The cost-push mechanism derives from the fact that suppliers of many types of goods have lost some effective use of their labor force when the labor force needed to be at a distance from each other on the production floor. That in turn led to shortages of many inputs in the production processes.
And that will be true until labor overcomes its reluctance to show up for work given their Covid anxiety. Furthermore, many more do not show up for work when they are paid handsomely not to work by mis-guided and politically motivated governments.
So, the Fed prints and prints and the bank lending multiplier though reduced still provides sufficient support for aggregate demand to exceed labor constrained supply. So, the breakout of inflation is due to both the temporary supply limitations as much as the money induced spending.
Inflation still has a ways to run in this episode. If we can get past the labor force’s Covid paranoia and the Federal Reserve’s obsessive reflex to cover all economic setbacks with more money, than inflation will be contained.
So, the bottom line is that presently inflation has both demand-pull and cost-push aspects to it.
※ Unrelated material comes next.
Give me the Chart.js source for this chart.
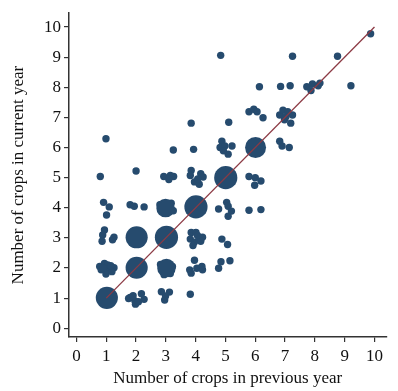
<!DOCTYPE html>
<html>
<head>
<meta charset="utf-8">
<script src="https://cdn.jsdelivr.net/npm/chart.js@4.4.1/dist/chart.umd.min.js"></script>
<style>
  html, body { margin: 0; padding: 0; background: #fff; }
  #wrap { width: 398px; height: 391px; }
</style>
</head>
<body>
<div id="wrap"><canvas id="myChart" width="398" height="391"></canvas></div>
<script>
// single crop-count pairs (jittered)
const dotX = [
  1.80, 1.96, 2.18, 2.27, 1.98, 1.75, 2.08, 1.90,
  2.85, 3.12, 2.96, 2.99, 3.82,
  0.78, 0.94, 1.10, 1.26, 0.99, 0.83, 1.19, 1.05, 0.90, 1.15,
  2.82, 3.22, 3.15, 2.94,
  3.96, 3.80, 3.85, 4.04, 4.21, 4.23,
  4.77, 4.85, 5.15,
  0.94, 0.88, 0.86, 1.26, 1.21,
  3.85, 4.01, 3.82, 3.96, 3.91, 4.12, 4.23, 4.17, 4.06,
  4.88, 5.07,
  0.91, 1.10, 1.01,
  1.80, 1.94, 2.27,
  2.80, 3.25, 3.18,
  4.77, 5.04, 5.09, 5.20, 5.09,
  5.79, 6.19,
  0.80, 2.00,
  2.93, 3.15, 3.26, 3.10,
  3.85, 3.82, 3.96, 4.12, 4.17, 4.25, 4.07,
  5.79, 6.00, 6.19, 5.98,
  0.99, 3.25, 3.85, 3.93,
  4.88, 4.82, 4.98, 5.09, 5.22, 4.93,
  5.11,
  6.82, 6.90, 7.14,
  5.79, 5.95, 6.06, 6.26,
  6.82, 6.93, 7.09, 7.25, 6.98, 7.19, 7.03,
  6.14, 6.85, 7.17,
  7.73, 7.92, 7.87, 8.11, 8.17,
  9.21,
  4.84, 7.25, 8.76, 9.87
];
const dotY = [
  1.02, 0.91, 1.15, 0.96, 0.80, 0.99, 0.88, 1.08,
  1.21, 1.20, 0.94, 1.07, 1.13,
  2.05, 2.15, 1.97, 2.01, 1.80, 1.94, 1.88, 2.10, 2.00, 2.08,
  2.12, 2.05, 1.82, 1.78,
  2.26, 1.94, 1.83, 1.99, 2.05, 1.94,
  1.99, 2.21, 2.24,
  3.26, 3.10, 2.89, 3.02, 2.94,
  3.18, 3.18, 2.96, 2.86, 2.75, 2.96, 3.02, 2.89, 3.08,
  2.96, 2.78,
  4.18, 4.03, 3.76,
  4.10, 4.05, 4.03,
  4.10, 3.90, 4.15,
  3.96, 4.18, 4.05, 3.89, 3.72,
  3.92, 3.94,
  5.04, 5.22,
  5.04, 5.07, 5.04, 4.94,
  5.24, 5.07, 4.86, 4.78, 5.13, 5.02, 4.96,
  5.04, 5.00, 4.89, 4.75,
  6.29, 5.92, 6.81, 5.94,
  6.21, 6.00, 6.05, 5.78, 6.05, 5.89,
  6.84,
  6.21, 6.05, 6.00,
  7.19, 7.27, 7.19, 6.99,
  7.08, 7.24, 7.19, 7.08, 6.92, 6.81, 7.02,
  8.02, 8.03, 8.05,
  8.02, 8.11, 7.89, 8.05, 8.14,
  8.05,
  9.06, 9.03, 9.03, 9.78
];

// frequent pairs, drawn with area by count
const clusterX = [1.02, 2.02, 2.02, 3.02, 3.02, 2.99, 4.01, 5.01, 6.01];
const clusterY = [1.01, 2.01, 3.02, 3.02, 2.00, 3.99, 4.03, 5.00, 6.00];
const clusterCount = [10, 10, 10, 11, 7, 7, 11, 11, 9];

// 45 degree reference line
const lineX = [1, 10];
const lineY = [1, 10];

const xTicks = [0, 1, 2, 3, 4, 5, 6, 7, 8, 9, 10];
const yTicks = [0, 1, 2, 3, 4, 5, 6, 7, 8, 9, 10];

const dotColor = "#264b6e";
const lineColor = "#8c3a44";
const axisColor = "#333333";
const fontFamily = "'Liberation Serif', 'DejaVu Serif', serif";

const dots = dotX.map((x, i) => ({ x: x, y: dotY[i] }));
const clusters = clusterX.map((x, i) => ({ x: x, y: clusterY[i] }));
const diag = lineX.map((x, i) => ({ x: x, y: lineY[i] }));

const ctx = document.getElementById("myChart").getContext("2d");
const chart = new Chart(ctx, {
  type: "scatter",
  data: {
    datasets: [
      {
        label: "45 degree line",
        data: diag,
        showLine: true,
        borderColor: lineColor,
        borderWidth: 1.3,
        pointRadius: 0,
        order: 0,
      },
      {
        label: "Frequent",
        data: clusters,
        backgroundColor: dotColor,
        borderWidth: 0,
        pointRadius: (c) => 3.5 * Math.sqrt(clusterCount[c.dataIndex]),
        order: 1,
      },
      {
        label: "Crops",
        data: dots,
        backgroundColor: dotColor,
        borderWidth: 0,
        pointRadius: 3.7,
        order: 2,
      },
    ],
  },
  options: {
    responsive: false,
    animation: false,
    events: [],
    layout: { padding: { top: 5, right: 0, left: 0, bottom: 0 } },
    scales: {
      x: {
        type: "linear",
        min: -0.25,
        max: 10.4,
        afterFit: (scale) => {
          scale.height = 54;
        },
        afterBuildTicks: (axis) => {
          axis.ticks = xTicks.map((v) => ({ value: v }));
        },
        grid: {
          display: true,
          drawOnChartArea: false,
          drawTicks: true,
          tickLength: 5,
          color: axisColor,
          lineWidth: 1.2,
        },
        border: { display: true, color: axisColor, width: 1.5 },
        ticks: {
          color: "#111",
          padding: 4,
          maxRotation: 0,
          autoSkip: false,
          font: { family: fontFamily, size: 17 },
        },
        title: {
          display: true,
          text: "Number of crops in previous year",
          color: "#111",
          padding: { top: 0, bottom: 2 },
          font: { family: fontFamily, size: 17 },
        },
      },
      y: {
        type: "linear",
        min: -0.29,
        max: 10.46,
        afterFit: (scale) => {
          scale.width = 69;
        },
        afterBuildTicks: (axis) => {
          axis.ticks = yTicks.map((v) => ({ value: v }));
        },
        grid: {
          display: true,
          drawOnChartArea: false,
          drawTicks: true,
          tickLength: 5,
          color: axisColor,
          lineWidth: 1.2,
        },
        border: { display: true, color: axisColor, width: 1.5 },
        ticks: {
          color: "#111",
          padding: 3,
          autoSkip: false,
          font: { family: fontFamily, size: 17 },
        },
        title: {
          display: true,
          text: "Number of crops in current year",
          color: "#111",
          padding: { top: 8, bottom: 0 },
          font: { family: fontFamily, size: 17 },
        },
      },
    },
    plugins: {
      legend: { display: false },
      tooltip: { enabled: false },
    },
  },
});
</script>
</body>
</html>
But it should be mentioned that there will be some built-in countervailing effects that likely will contain supply side inflation. Firms have had to learn to produce with fewer workers which is an increase in business productivity which will ultimately provide cost saving ahead and ultimately lower firm offering prices.
So, hang on to your hat. We’ve been through a lot with yet more to come. This episode is one for the economic history book, like “remember 2021” and you’re living through it. So, remember it well because some day your grand kids will be asking you about it.